* _Data_
<<<<

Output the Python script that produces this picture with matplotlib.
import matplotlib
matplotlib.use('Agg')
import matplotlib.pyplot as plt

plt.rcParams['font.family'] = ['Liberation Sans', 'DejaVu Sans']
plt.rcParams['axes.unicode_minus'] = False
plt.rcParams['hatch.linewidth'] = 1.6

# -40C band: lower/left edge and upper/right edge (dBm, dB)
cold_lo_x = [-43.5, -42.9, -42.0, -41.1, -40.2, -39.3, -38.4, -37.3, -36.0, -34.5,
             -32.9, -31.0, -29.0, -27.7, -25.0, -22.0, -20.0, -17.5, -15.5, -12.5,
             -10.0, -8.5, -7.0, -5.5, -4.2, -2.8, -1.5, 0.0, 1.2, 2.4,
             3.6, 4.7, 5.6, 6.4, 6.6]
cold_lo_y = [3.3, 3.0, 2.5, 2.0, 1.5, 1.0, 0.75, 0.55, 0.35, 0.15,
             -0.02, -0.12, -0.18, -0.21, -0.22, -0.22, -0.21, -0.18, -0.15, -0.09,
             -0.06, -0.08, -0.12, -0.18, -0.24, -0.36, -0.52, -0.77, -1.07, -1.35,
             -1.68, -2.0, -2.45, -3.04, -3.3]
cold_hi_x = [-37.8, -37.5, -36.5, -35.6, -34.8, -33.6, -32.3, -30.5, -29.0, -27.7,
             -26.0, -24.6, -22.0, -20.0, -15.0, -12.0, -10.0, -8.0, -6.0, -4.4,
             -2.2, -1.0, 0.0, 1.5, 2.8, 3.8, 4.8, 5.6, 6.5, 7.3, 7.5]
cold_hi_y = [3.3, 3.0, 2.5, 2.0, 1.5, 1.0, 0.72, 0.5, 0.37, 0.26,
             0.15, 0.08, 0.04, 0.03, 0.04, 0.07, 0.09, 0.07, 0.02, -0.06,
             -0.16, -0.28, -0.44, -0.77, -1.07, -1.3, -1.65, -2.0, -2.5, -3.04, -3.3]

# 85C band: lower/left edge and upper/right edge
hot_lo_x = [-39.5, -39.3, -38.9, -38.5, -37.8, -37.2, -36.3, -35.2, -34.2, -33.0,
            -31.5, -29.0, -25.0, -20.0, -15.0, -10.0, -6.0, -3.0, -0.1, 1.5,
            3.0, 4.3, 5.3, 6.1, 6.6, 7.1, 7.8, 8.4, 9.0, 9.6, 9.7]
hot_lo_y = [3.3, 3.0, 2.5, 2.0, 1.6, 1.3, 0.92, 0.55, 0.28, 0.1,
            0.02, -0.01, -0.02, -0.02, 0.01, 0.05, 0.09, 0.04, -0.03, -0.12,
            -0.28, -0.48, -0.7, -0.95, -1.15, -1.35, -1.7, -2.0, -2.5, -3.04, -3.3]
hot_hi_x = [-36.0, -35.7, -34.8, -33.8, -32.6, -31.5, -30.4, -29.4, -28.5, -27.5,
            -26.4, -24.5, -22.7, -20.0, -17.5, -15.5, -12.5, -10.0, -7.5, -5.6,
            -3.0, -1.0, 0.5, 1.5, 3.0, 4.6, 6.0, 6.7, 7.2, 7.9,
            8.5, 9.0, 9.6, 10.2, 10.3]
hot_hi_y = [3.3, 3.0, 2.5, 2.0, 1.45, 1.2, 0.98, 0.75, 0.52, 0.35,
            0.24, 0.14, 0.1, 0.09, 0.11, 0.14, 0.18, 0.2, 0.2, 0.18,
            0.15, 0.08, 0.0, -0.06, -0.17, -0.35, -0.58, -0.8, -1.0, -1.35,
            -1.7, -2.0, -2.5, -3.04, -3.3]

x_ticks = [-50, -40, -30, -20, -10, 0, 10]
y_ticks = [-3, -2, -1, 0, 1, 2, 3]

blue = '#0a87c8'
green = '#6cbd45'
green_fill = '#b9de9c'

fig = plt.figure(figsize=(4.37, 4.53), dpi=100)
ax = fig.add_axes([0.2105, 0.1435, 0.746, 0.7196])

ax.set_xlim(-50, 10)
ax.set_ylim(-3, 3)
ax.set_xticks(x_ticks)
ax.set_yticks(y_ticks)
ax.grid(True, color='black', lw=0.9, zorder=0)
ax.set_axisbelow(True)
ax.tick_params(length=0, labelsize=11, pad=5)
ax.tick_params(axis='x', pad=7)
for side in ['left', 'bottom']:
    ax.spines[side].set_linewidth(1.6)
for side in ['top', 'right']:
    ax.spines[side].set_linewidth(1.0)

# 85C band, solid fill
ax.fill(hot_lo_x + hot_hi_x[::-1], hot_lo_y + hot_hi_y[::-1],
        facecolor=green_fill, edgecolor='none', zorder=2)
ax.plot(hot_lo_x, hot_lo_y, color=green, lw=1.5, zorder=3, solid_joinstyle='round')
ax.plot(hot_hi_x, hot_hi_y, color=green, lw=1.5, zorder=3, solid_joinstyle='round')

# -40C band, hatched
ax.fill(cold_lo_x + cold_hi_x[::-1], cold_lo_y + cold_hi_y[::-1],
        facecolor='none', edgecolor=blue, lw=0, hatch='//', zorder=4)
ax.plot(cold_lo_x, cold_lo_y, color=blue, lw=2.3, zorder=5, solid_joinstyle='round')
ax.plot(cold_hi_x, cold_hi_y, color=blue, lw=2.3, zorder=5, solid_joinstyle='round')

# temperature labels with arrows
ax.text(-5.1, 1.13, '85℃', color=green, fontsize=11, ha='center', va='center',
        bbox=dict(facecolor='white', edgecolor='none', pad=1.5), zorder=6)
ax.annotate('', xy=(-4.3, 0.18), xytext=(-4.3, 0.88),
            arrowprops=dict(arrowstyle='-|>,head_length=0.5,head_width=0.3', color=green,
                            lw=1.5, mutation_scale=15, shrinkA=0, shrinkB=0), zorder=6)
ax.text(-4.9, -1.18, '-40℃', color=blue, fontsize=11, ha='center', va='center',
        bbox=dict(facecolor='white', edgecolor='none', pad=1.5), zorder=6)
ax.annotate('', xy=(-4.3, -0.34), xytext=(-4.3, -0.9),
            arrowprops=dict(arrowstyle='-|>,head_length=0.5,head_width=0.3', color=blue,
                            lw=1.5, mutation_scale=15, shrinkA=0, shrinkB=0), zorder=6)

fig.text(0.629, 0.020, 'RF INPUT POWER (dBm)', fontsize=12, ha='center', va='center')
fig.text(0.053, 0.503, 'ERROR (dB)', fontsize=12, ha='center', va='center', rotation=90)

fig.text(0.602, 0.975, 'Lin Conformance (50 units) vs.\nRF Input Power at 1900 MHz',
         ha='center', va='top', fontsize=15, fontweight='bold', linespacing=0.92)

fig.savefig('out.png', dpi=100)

>>>>

* _What you need to do_
Starting at the first line of the listing, retype every line up to and including the one with "plt.rcParams['hatch.linewidth'] = 1.6".

* _Task output_
Output the Python script that produces this picture with matplotlib.
import matplotlib
matplotlib.use('Agg')
import matplotlib.pyplot as plt

plt.rcParams['font.family'] = ['Liberation Sans', 'DejaVu Sans']
plt.rcParams['axes.unicode_minus'] = False
plt.rcParams['hatch.linewidth'] = 1.6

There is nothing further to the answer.